Qui a tort, qui a raison ? Pour le GNSA, qui dénonce un bois de Vincennes transformé en « Central Park », ces coupes sont « un pari sur l’avenir qui est à risque ». « On ne demande pas à une forêt d’être à la disposition de l’homme, c’est l’homme qui se met à la disposition de la forêt », persiste Marie-Noëlle Bernard, tandis que Christine Nedelec, présidente de France Nature Environnement Île-de-France, cite en substance le botaniste Francis Hallé « Apprenons à ne plus rien faire. »

Mais Christophe Najdovski fait confiance à ses agents : « C’est insultant de nous reprocher de ne pas savoir ce qu’est un écosystème, nous avons des ingénieures sylvicoles, elles savent faire leur métier. J’ai confiance dans les techniciens et dans leurs résultats », dit-il, mettant en avant le bilan du plan de gestion arboricole 2006-2020, qui selon lui « a permis d’augmenter le massif forestier de 58 hectares ».

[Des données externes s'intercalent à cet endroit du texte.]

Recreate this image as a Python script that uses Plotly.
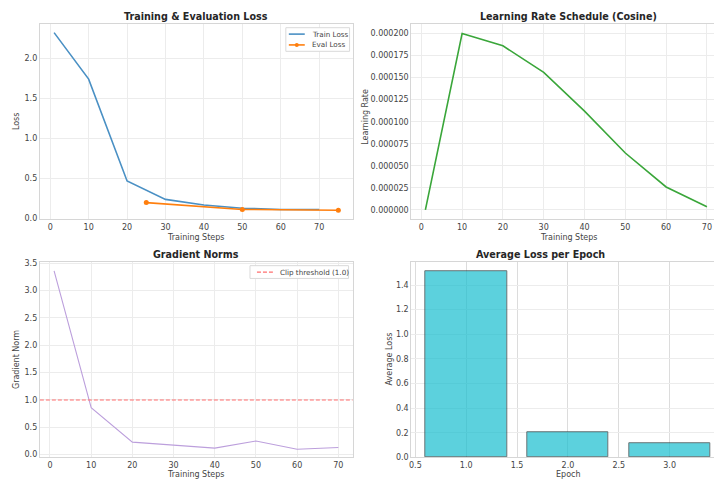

Le dernier plan a été voté quasi unanimement par les élus et experts de tous bords, plaide l’adjoint, déplorant un seul vote défavorable, de France Nature Environnement. 20 Minutes n’avait pas à date de parution de l’article obtenu confirmation de ce vote, qui doit faire l’objet d’un procès-verbal de la région Ile-de-France.

Un vote qui n’empêchera pas les deux associations de manifester samedi, à 14 heures à Montreuil, métro Croix de Chavaux, jusqu’à Bagnolet, pour dire « stop au massacre des arbres ».